Il aurait peut être été plus simple et plus efficace de laisser au tribunal, et non à son président le pouvoir de décider de l'ouverture du règlement préventif. Ainsi, face à une demande trop tardive ou inopportune, il pourra directement prononcer des mesures plus graves et partant plus appropriées, sans avoir à prendre des mesures dérogatoires aux droits des créanciers qui, en fin compte ne serviront à rien159(*).

En définitive, les conditions d'ouverture du règlement préventif sont dominées par le critère de la situation difficile non irrémédiablement compromise très souple à l'appréciation et par le monopole de saisine de la juridiction compétente confié au débiteur. Ces éléments réunis, conditionnent l'intervention du juge qui dispose à la phase d'ouverture des pouvoirs très limités par les textes. Pourtant, l'intervention du juge n'est pas un obstacle à l'épanouissement de la procédure. Le renforcement de ces pouvoirs en la matière n'aura pas, à notre sens, des conséquences désagréables.

Il est aussi regrettable que le législateur n'ait pas prévu des possibilités alternatives de saisine à l'actif des autres organes permettant ainsi de combler des éventuelles attitudes laxistes du débiteur.

Par conséquent, malgré les précautions prises, le règlement préventif risque d'être trop insuffisant pour éviter la cessation des paiements non seulement à cause du caractère restrictif des conditions d'ouverture, ou plus important encore, à cause de l'efficacité restreinte des mesures prises.

* 154 Voir affaire société BOULANGERIE 2000 préc.

* 155 Autrefois, le failli pouvait même subir une condamnation à mort : voir ordonnance de 1673 en France.
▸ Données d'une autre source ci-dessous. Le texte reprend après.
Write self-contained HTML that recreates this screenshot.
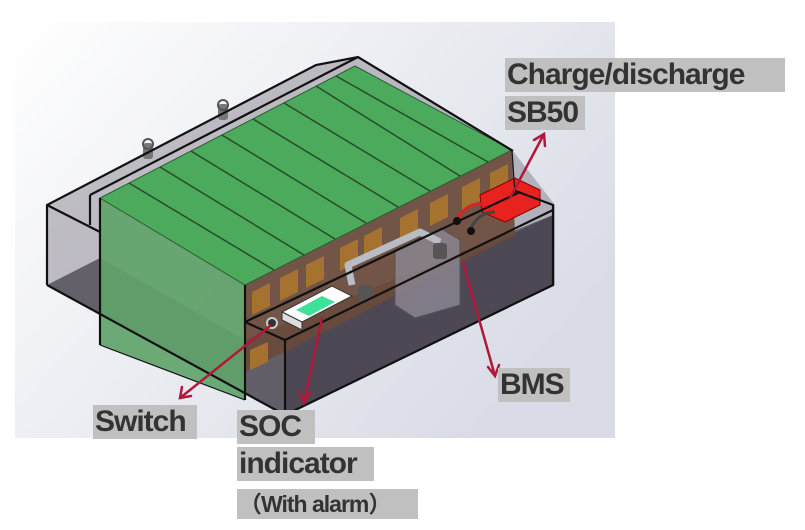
<!DOCTYPE html>
<html><head><meta charset="utf-8"><style>
html,body{margin:0;padding:0;background:#fff;}
.l{position:absolute;background:#c0c0c0;color:#333;font-family:"Liberation Sans",sans-serif;font-weight:bold;font-size:30px;line-height:34px;padding:0 2px;letter-spacing:-1px;white-space:nowrap;}
</style></head><body>
<div style="position:relative;width:805px;height:530px;overflow:hidden;">
<svg width="805" height="530" style="position:absolute;left:0;top:0">
<defs>
<linearGradient id="bg" x1="0" y1="0" x2="1" y2="0.6">
<stop offset="0" stop-color="#ffffff"/><stop offset="1" stop-color="#d9dce6"/></linearGradient>
</defs>
<rect x="15" y="22" width="600" height="416" fill="url(#bg)"/>
<!-- box interior translucent -->
<polygon points="47,205 316,65 358,57 513,151 555,205 555,285 285,415 47,285" fill="#7d7682" opacity="0.45"/>
<!-- dark bottom -->
<polygon points="47,285 100,258 245,340 553,215 553,285 285,415" fill="#3f3a44" opacity="0.7"/>
<polygon points="285,340 553,215 553,285 285,415" fill="#4a4450" opacity="0.85"/>
<!-- green left face -->
<polygon points="100,198 245,285 245,400 100,345" fill="#5fa36a" opacity="0.92"/>
<!-- cell ends (brown) -->
<polygon points="245,285 512,150 515,235 245,372" fill="#6a4a3a" opacity="0.9"/>
<g fill="#a8742e" opacity="0.95">
<polygon points="252,292 270,283 270,306 252,315"/>
<polygon points="280,278 298,269 298,292 280,301"/>
<polygon points="306,265 324,256 324,279 306,288"/>
<polygon points="340,248 358,239 358,262 340,271"/>
<polygon points="364,236 382,227 382,250 364,259"/>
<polygon points="400,218 418,209 418,232 400,241"/>
<polygon points="430,203 448,194 448,217 430,226"/>
<polygon points="462,187 480,178 480,201 462,210"/>
<polygon points="490,173 508,164 508,187 490,196"/>
<polygon points="250,350 268,342 268,362 250,370"/>
</g>
<!-- green top -->
<polygon points="100,198 355,66 512,150 245,285" fill="#4caa5c" stroke="#2b5e33" stroke-width="1"/>
<g stroke="#2a4a2a" stroke-width="1.5">
<line x1="129" y1="183" x2="274" y2="270"/>
<line x1="160" y1="167" x2="304" y2="255"/>
<line x1="191" y1="151" x2="335" y2="239"/>
<line x1="222" y1="135" x2="366" y2="223"/>
<line x1="253" y1="119" x2="398" y2="207"/>
<line x1="284" y1="103" x2="430" y2="191"/>
<line x1="316" y1="86" x2="460" y2="176"/>
<line x1="336" y1="76" x2="488" y2="162"/>
</g>
<!-- lifting eyes -->
<rect x="143" y="143" width="10" height="16" fill="#777" rx="3"/><circle cx="148" cy="144" r="5" fill="none" stroke="#555" stroke-width="2"/>
<rect x="218" y="104" width="10" height="16" fill="#777" rx="3"/><circle cx="223" cy="105" r="5" fill="none" stroke="#555" stroke-width="2"/>
<!-- BMS block -->
<polygon points="395,250 440,228 460,240 460,305 415,318 395,305" fill="#8a8490" stroke="#555" opacity="0.85"/>
<!-- cable pipe -->
<polyline points="352,285 348,265 420,232 440,242" fill="none" stroke="#b8bcc4" stroke-width="7" stroke-linejoin="round"/>
<rect x="358" y="285" width="14" height="16" fill="#555" rx="3"/>
<rect x="433" y="243" width="14" height="16" fill="#555" rx="3"/>
<!-- red connector -->
<polygon points="480,195 515,178 540,190 540,205 505,222 482,212" fill="#e8231f" stroke="#8a0000"/>
<path d="M458 218 Q470 200 485 205" stroke="#d22" stroke-width="3" fill="none"/>
<path d="M470 230 Q478 212 495 212" stroke="#444" stroke-width="3" fill="none"/>
<circle cx="457" cy="221" r="4" fill="#111"/><circle cx="471" cy="231" r="4" fill="#111"/>
<!-- SOC display -->
<polygon points="282,312 332,286 352,296 302,322" fill="#fff" stroke="#333"/>
<polygon points="282,312 302,322 302,330 282,320" fill="#ddd" stroke="#333"/>
<polygon points="296,310 322,296 335,302 309,316" fill="#3ee09a"/>
<circle cx="272" cy="323" r="5" fill="#333" stroke="#ccc" stroke-width="2"/>
<!-- box outlines -->
<g stroke="#111" stroke-width="2.2" fill="none">
<polyline points="47,285 47,205 316,65 358,57 513,151"/>
<line x1="90" y1="195" x2="358" y2="57"/>
<line x1="90" y1="195" x2="90" y2="225"/>
<line x1="47" y1="205" x2="100" y2="232"/>
<line x1="100" y1="198" x2="100" y2="345"/>
<polyline points="47,285 285,415 553,285 553,205 513,190"/>
<polyline points="245,322 285,340 553,210"/>
<line x1="245" y1="322" x2="520" y2="192"/>
<line x1="285" y1="340" x2="285" y2="415"/>
<line x1="245" y1="285" x2="245" y2="400"/>
<line x1="100" y1="345" x2="245" y2="400" stroke-width="1.2"/>
<line x1="512" y1="150" x2="515" y2="195" stroke-width="1.2"/>
</g>
<!-- arrows -->
<g stroke="#b0183c" stroke-width="2.5" fill="none" stroke-linecap="round">
<line x1="510" y1="198" x2="544" y2="134"/><polyline points="534,140 544,134 545,146"/>
<line x1="463" y1="262" x2="495" y2="376"/><polyline points="488,367 495,376 499,365"/>
<line x1="270" y1="326" x2="180" y2="398"/><polyline points="182,387 180,398 191,396"/>
<line x1="322" y1="318" x2="304" y2="403"/><polyline points="299,392 304,403 310,393"/>
</g>
</svg>
<div class="l" style="left:505px;top:58px;width:276px;">Charge/discharge</div>
<div class="l" style="left:505px;top:96px;width:76px;">SB50</div>
<div class="l" style="left:498px;top:368px;width:68px;">BMS</div>
<div class="l" style="left:93px;top:405px;width:100px;">Switch</div>
<div class="l" style="left:237px;top:410px;width:74px;">SOC</div>
<div class="l" style="left:237px;top:447px;width:133px;">indicator</div>
<div class="l" style="left:237px;top:489px;width:177px;font-size:23px;line-height:30px;font-family:'Liberation Sans','Noto Sans CJK SC',sans-serif;">（With alarm）</div>
</div>
</body></html>
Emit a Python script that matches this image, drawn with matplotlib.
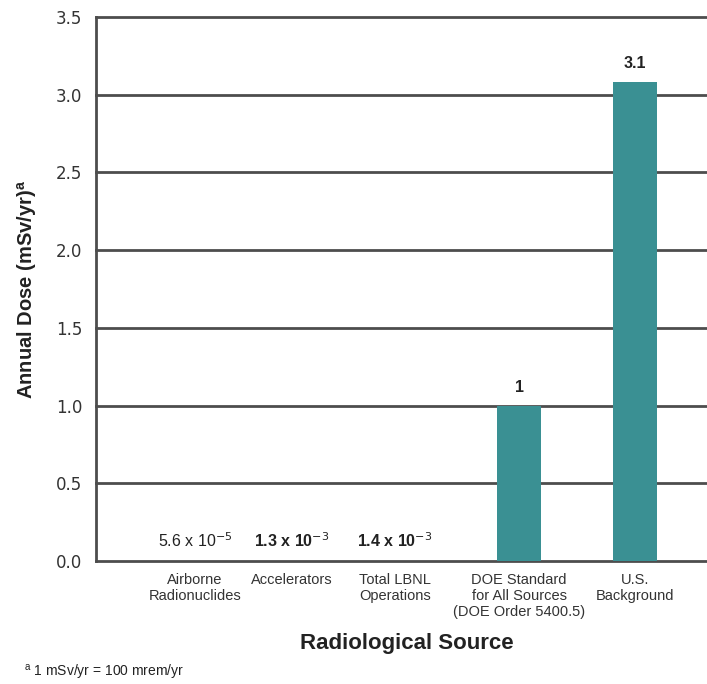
import matplotlib
matplotlib.use("Agg")
import matplotlib.pyplot as plt

# data
categories = ["Airborne\nRadionuclides", "Accelerators", "Total LBNL\nOperations",
              "DOE Standard\nfor All Sources\n(DOE Order 5400.5)", "U.S.\nBackground"]
doses = [5.6e-5, 1.3e-3, 1.4e-3, 1.0, 3.08]
value_labels = ["5.6 x 10$^{-5}$", "1.3 x 10$^{-3}$", "1.4 x 10$^{-3}$", "1", "3.1"]
label_bold = [False, True, True, True, True]
positions = [99, 196, 299, 423, 539]
yticks = [0.0, 0.5, 1.0, 1.5, 2.0, 2.5, 3.0, 3.5]

teal = "#3a9093"
grid_col = "#4d4d4d"

plt.rcParams['font.family'] = ['Liberation Sans', 'DejaVu Sans']

fig = plt.figure(figsize=(7.07, 6.84), dpi=100)
ax = fig.add_axes([96/707, 1 - 561/684, 611/707, (561-17)/684])

ax.bar(positions, doses, width=44, color=teal, zorder=3)
for y in yticks:
    ax.axhline(y, color=grid_col, lw=2, zorder=2, clip_on=False)

for x, v, lab, b in zip(positions, doses, value_labels, label_bold):
    ax.text(x, v + 0.07, lab, ha="center", va="bottom", fontsize=11.5,
            fontweight="bold" if b else "normal", color="#222222")

ax.set_xlim(0, 611)
ax.set_ylim(0, 3.5)
ax.set_yticks(yticks)
ax.set_yticklabels([f"{t:.1f}" for t in yticks], fontsize=12, color="#333333",
                   family="DejaVu Sans")
ax.set_xticks(positions)
ax.set_xticklabels(categories, fontsize=10.5, color="#333333", linespacing=1.15)
ax.tick_params(length=0, pad=10)
ax.tick_params(axis="x", pad=9)
for s in ["top", "right", "bottom"]:
    ax.spines[s].set_visible(False)
ax.spines["left"].set_color(grid_col)
ax.spines["left"].set_linewidth(2)

ax.set_ylabel("Annual Dose (mSv/yr)$^{\\mathregular{a}}$", fontsize=14.5,
              fontweight="bold", color="#222222", labelpad=12)
fig.text(407/707, 1 - 643/684, "Radiological Source", fontsize=16,
         fontweight="bold", color="#222222", ha="center", va="center")
fig.text(24/707, 1 - 673/684, "$^{\\mathregular{a}}$ 1 mSv/yr = 100 mrem/yr",
         fontsize=10, color="#222222", ha="left", va="center")

fig.savefig("out.png", dpi=100)
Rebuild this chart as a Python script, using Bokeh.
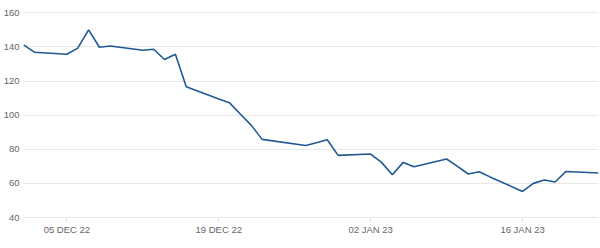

En outre, il pouvait faire l'objet d'une incarcération ou d'une garde à vue. Voir en ce sens, POUGOUE (PG) et KALIEU (Y), Op. Cit., p. 4.

* 156 Voir ROUSSEL-GALLE (Ph) , Op. Cit., p. 16.

* 157 Voir article 29 AUPCAP.

* 158 Cette disposition semble avoir été instituée en faveur de l'entreprise et plus précisément de son sauvetage ; voir en ce sens SAWADOGO (FM), Traité et actes uniformes commentés et annotés préc., p. 894.